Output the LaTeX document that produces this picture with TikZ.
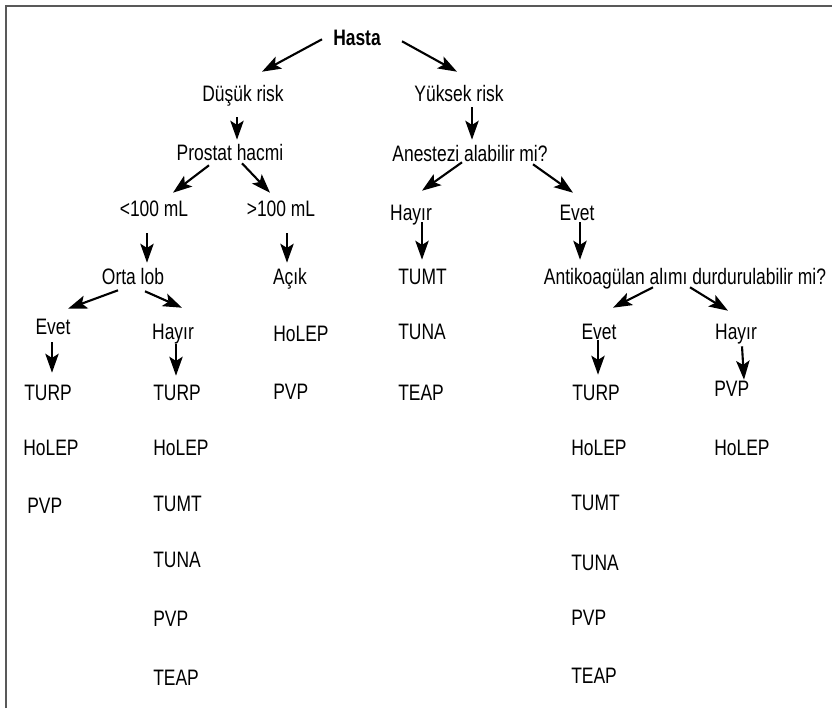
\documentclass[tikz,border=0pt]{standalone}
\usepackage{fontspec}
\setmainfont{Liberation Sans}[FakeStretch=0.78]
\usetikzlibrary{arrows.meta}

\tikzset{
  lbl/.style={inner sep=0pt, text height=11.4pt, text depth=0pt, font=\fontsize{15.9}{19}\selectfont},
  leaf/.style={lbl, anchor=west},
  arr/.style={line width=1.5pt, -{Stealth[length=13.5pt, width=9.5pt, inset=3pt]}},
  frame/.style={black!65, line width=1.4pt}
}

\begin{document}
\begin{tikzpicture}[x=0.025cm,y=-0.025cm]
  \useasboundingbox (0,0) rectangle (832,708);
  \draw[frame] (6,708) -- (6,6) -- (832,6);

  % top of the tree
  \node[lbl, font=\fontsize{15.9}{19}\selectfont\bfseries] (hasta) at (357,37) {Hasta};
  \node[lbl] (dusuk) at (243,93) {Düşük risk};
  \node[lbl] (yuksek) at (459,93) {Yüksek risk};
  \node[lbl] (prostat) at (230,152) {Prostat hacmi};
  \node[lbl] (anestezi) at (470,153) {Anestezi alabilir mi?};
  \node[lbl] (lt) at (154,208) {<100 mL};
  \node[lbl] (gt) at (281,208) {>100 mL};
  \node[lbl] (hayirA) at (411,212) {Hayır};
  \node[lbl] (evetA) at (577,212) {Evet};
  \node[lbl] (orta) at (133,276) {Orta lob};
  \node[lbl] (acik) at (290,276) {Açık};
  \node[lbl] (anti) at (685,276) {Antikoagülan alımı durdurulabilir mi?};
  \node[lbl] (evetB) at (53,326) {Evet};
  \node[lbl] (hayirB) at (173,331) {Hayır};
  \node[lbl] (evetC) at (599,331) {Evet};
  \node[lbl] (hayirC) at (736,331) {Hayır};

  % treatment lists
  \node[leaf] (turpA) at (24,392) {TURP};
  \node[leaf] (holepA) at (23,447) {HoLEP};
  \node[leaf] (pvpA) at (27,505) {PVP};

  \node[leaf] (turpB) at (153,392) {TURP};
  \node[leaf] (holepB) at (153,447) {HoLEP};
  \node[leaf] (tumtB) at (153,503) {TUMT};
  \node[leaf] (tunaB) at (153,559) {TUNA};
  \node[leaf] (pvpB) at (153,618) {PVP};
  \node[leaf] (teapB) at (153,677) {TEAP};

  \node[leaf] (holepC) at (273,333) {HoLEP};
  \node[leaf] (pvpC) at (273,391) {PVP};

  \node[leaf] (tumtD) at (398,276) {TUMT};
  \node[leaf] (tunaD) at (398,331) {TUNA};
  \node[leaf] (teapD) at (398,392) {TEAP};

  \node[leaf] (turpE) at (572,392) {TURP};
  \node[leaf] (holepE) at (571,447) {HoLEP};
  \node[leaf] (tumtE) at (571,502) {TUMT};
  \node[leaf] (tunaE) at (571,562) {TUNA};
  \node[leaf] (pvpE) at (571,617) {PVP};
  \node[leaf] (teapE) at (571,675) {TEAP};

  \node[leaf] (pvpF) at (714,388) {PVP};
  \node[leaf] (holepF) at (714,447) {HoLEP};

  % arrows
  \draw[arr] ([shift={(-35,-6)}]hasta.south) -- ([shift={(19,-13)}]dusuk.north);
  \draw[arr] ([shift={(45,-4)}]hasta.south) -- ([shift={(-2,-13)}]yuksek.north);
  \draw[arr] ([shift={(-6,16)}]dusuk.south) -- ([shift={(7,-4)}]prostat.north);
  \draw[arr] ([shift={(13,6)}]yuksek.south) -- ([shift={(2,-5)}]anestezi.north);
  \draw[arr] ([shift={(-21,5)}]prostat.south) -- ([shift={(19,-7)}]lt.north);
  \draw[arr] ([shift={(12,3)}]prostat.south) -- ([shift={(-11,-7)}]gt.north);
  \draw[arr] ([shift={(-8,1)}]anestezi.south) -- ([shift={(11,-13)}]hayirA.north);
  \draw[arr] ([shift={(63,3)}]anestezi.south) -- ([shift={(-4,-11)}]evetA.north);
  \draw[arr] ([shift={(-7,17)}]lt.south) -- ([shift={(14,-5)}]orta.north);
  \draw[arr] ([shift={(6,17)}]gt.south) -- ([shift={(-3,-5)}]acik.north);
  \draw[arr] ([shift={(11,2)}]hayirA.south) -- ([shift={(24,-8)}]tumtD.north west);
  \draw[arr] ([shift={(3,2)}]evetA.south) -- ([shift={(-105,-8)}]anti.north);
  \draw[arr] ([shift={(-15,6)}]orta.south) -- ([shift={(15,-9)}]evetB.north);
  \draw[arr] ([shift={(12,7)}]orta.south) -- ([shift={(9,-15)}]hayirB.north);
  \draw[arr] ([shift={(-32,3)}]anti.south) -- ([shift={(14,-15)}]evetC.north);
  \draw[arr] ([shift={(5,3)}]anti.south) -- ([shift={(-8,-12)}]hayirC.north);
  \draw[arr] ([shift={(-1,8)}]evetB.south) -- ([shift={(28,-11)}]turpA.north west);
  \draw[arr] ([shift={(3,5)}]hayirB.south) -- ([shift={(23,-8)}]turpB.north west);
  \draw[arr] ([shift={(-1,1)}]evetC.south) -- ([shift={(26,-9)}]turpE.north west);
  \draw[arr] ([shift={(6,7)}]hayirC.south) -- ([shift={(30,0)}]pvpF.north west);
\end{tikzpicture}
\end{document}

◇ ◇ ◇

DIRECTION:
Write out each line of the data exactly; the images should be left out.

OUTPUT OF THE EXERCISE:
Output the LaTeX document that produces this picture with TikZ.
\documentclass[tikz,border=0pt]{standalone}
\usepackage{fontspec}
\setmainfont{Liberation Sans}[FakeStretch=0.78]
\usetikzlibrary{arrows.meta}

\tikzset{
  lbl/.style={inner sep=0pt, text height=11.4pt, text depth=0pt, font=\fontsize{15.9}{19}\selectfont},
  leaf/.style={lbl, anchor=west},
  arr/.style={line width=1.5pt, -{Stealth[length=13.5pt, width=9.5pt, inset=3pt]}},
  frame/.style={black!65, line width=1.4pt}
}

\begin{document}
\begin{tikzpicture}[x=0.025cm,y=-0.025cm]
  \useasboundingbox (0,0) rectangle (832,708);
  \draw[frame] (6,708) -- (6,6) -- (832,6);

  % top of the tree
  \node[lbl, font=\fontsize{15.9}{19}\selectfont\bfseries] (hasta) at (357,37) {Hasta};
  \node[lbl] (dusuk) at (243,93) {Düşük risk};
  \node[lbl] (yuksek) at (459,93) {Yüksek risk};
  \node[lbl] (prostat) at (230,152) {Prostat hacmi};
  \node[lbl] (anestezi) at (470,153) {Anestezi alabilir mi?};
  \node[lbl] (lt) at (154,208) {<100 mL};
  \node[lbl] (gt) at (281,208) {>100 mL};
  \node[lbl] (hayirA) at (411,212) {Hayır};
  \node[lbl] (evetA) at (577,212) {Evet};
  \node[lbl] (orta) at (133,276) {Orta lob};
  \node[lbl] (acik) at (290,276) {Açık};
  \node[lbl] (anti) at (685,276) {Antikoagülan alımı durdurulabilir mi?};
  \node[lbl] (evetB) at (53,326) {Evet};
  \node[lbl] (hayirB) at (173,331) {Hayır};
  \node[lbl] (evetC) at (599,331) {Evet};
  \node[lbl] (hayirC) at (736,331) {Hayır};

  % treatment lists
  \node[leaf] (turpA) at (24,392) {TURP};
  \node[leaf] (holepA) at (23,447) {HoLEP};
  \node[leaf] (pvpA) at (27,505) {PVP};

  \node[leaf] (turpB) at (153,392) {TURP};
  \node[leaf] (holepB) at (153,447) {HoLEP};
  \node[leaf] (tumtB) at (153,503) {TUMT};
  \node[leaf] (tunaB) at (153,559) {TUNA};
  \node[leaf] (pvpB) at (153,618) {PVP};
  \node[leaf] (teapB) at (153,677) {TEAP};

  \node[leaf] (holepC) at (273,333) {HoLEP};
  \node[leaf] (pvpC) at (273,391) {PVP};

  \node[leaf] (tumtD) at (398,276) {TUMT};
  \node[leaf] (tunaD) at (398,331) {TUNA};
  \node[leaf] (teapD) at (398,392) {TEAP};

  \node[leaf] (turpE) at (572,392) {TURP};
  \node[leaf] (holepE) at (571,447) {HoLEP};
  \node[leaf] (tumtE) at (571,502) {TUMT};
  \node[leaf] (tunaE) at (571,562) {TUNA};
  \node[leaf] (pvpE) at (571,617) {PVP};
  \node[leaf] (teapE) at (571,675) {TEAP};

  \node[leaf] (pvpF) at (714,388) {PVP};
  \node[leaf] (holepF) at (714,447) {HoLEP};

  % arrows
  \draw[arr] ([shift={(-35,-6)}]hasta.south) -- ([shift={(19,-13)}]dusuk.north);
  \draw[arr] ([shift={(45,-4)}]hasta.south) -- ([shift={(-2,-13)}]yuksek.north);
  \draw[arr] ([shift={(-6,16)}]dusuk.south) -- ([shift={(7,-4)}]prostat.north);
  \draw[arr] ([shift={(13,6)}]yuksek.south) -- ([shift={(2,-5)}]anestezi.north);
  \draw[arr] ([shift={(-21,5)}]prostat.south) -- ([shift={(19,-7)}]lt.north);
  \draw[arr] ([shift={(12,3)}]prostat.south) -- ([shift={(-11,-7)}]gt.north);
  \draw[arr] ([shift={(-8,1)}]anestezi.south) -- ([shift={(11,-13)}]hayirA.north);
  \draw[arr] ([shift={(63,3)}]anestezi.south) -- ([shift={(-4,-11)}]evetA.north);
  \draw[arr] ([shift={(-7,17)}]lt.south) -- ([shift={(14,-5)}]orta.north);
  \draw[arr] ([shift={(6,17)}]gt.south) -- ([shift={(-3,-5)}]acik.north);
  \draw[arr] ([shift={(11,2)}]hayirA.south) -- ([shift={(24,-8)}]tumtD.north west);
  \draw[arr] ([shift={(3,2)}]evetA.south) -- ([shift={(-105,-8)}]anti.north);
  \draw[arr] ([shift={(-15,6)}]orta.south) -- ([shift={(15,-9)}]evetB.north);
  \draw[arr] ([shift={(12,7)}]orta.south) -- ([shift={(9,-15)}]hayirB.north);
  \draw[arr] ([shift={(-32,3)}]anti.south) -- ([shift={(14,-15)}]evetC.north);
  \draw[arr] ([shift={(5,3)}]anti.south) -- ([shift={(-8,-12)}]hayirC.north);
  \draw[arr] ([shift={(-1,8)}]evetB.south) -- ([shift={(28,-11)}]turpA.north west);
  \draw[arr] ([shift={(3,5)}]hayirB.south) -- ([shift={(23,-8)}]turpB.north west);
  \draw[arr] ([shift={(-1,1)}]evetC.south) -- ([shift={(26,-9)}]turpE.north west);
  \draw[arr] ([shift={(6,7)}]hayirC.south) -- ([shift={(30,0)}]pvpF.north west);
\end{tikzpicture}
\end{document}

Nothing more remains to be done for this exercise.